Origen’s Commentary on Matthew 12.1-3 (The Ante-Nicene Fathers 10, tr. John Patrick [1867])

And the Sadducees and Pharisees came, and tempting him kept asking him to show them a sign from heaven. The Sadducees and Pharisees who disagreed with each other in regard to the most essential truths, – for the Pharisees champion the doctrine of the resurrection of the dead, hoping that there will be a world to come, while the Sadducees know nothing after this life in store for a man whether he has been advancing towards virtue, or has made no effort at all to come out from the mountains of wickedness, – these, I say, agree that they may tempt Jesus.

They agree together and ask him to show them a sign from heaven. For, not satisfied with the wonderful signs our Saviour showed among the people by healing all forms of disease and sickness, they wished him to show to them also a sign from heaven. And I think they suspected that the signs upon earth might possibly not be of God; for they did not hesitate indeed to say, Jesus casts out demons by Beelzebub the prince of the demons; and it seemed to them that a sign from heaven could not spring from Beelzebub or any other wicked power. But they erred in regard to both types of sign, not being approved money changers nor knowing how to distinguish between spirits from God and those that have revolted against him. And they ought to have known that even many of the portents wrought against Egypt in the time of Moses, though they were not from heaven, were clearly from God. On the other hand one should note that which is said by the Apostle about the man of sin, the son of perdition, that with all power and signs and lying wonders and with all deceit of unrighteousness he shall be manifested to them that are perishing, imitating all kinds of wonders, even those of truth.
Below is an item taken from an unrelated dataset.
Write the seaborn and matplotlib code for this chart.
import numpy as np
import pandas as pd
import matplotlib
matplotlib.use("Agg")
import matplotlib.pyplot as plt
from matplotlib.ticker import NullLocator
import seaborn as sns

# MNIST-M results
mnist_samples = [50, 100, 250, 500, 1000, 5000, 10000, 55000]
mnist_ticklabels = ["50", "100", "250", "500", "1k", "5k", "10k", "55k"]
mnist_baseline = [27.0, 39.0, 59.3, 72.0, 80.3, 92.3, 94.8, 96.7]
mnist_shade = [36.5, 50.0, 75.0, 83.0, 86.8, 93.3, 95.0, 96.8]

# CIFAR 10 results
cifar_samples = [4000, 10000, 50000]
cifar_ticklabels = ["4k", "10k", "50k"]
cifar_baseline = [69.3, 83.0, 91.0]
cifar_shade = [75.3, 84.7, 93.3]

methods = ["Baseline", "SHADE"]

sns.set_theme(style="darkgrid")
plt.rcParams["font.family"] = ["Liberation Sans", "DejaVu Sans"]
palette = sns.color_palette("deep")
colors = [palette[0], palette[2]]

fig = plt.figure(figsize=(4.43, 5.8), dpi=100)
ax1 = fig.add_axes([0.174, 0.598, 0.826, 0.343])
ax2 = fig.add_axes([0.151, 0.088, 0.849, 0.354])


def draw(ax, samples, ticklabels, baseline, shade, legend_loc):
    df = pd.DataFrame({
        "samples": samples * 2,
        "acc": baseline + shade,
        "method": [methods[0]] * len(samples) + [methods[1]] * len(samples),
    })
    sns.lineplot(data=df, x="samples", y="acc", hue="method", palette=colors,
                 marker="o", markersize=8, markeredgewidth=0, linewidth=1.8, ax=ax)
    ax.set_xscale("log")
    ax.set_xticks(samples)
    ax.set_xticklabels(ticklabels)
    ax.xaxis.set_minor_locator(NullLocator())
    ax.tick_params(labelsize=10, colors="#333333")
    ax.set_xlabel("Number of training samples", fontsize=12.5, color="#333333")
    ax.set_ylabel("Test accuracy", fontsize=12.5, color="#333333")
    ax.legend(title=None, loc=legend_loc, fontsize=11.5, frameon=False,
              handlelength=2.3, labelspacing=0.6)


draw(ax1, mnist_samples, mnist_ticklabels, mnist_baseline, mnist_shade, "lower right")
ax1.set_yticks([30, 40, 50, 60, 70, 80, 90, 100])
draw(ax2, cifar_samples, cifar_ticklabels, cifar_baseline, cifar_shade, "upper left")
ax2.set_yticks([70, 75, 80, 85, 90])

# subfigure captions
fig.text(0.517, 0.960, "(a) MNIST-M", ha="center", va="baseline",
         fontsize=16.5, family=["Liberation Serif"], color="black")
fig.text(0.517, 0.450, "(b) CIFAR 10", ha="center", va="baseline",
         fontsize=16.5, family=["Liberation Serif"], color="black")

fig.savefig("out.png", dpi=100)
Next let us note that when asked in regard to one sign from heaven, he answers the Pharisees and Sadducees, An evil and adulterous generation seeks a sign, and there shall be no sign given to it, other that the sign of Jonah the Prophet. But the sign of Jonah was not merely a sign but also a sign from heaven, so that even to those who tempted him and sought such a sign he gave one. For if, as Jonah passed three days and three nights in the belly of the whale, so the Son of man was in the heart of the earth, and after this rose up from it, – whence but from heaven shall we say that the sign of the resurrection of Christ came? In his passion, after he became a sign to the thief who entered into the paradise of God, he descended into Hades to the dead, as free among the dead. This was the sign of Jonah, the meaning of which was found in the fact that the Saviour suffered, and passed three days and three nights in the heart of the earth.

Seek out therefore every sign in the Old Scriptures as indicative of some passage in the New Scripture; and also take everything which is called a sign in the new covenant as indicative of something either in the age to come or in the generations after the sign has taken place.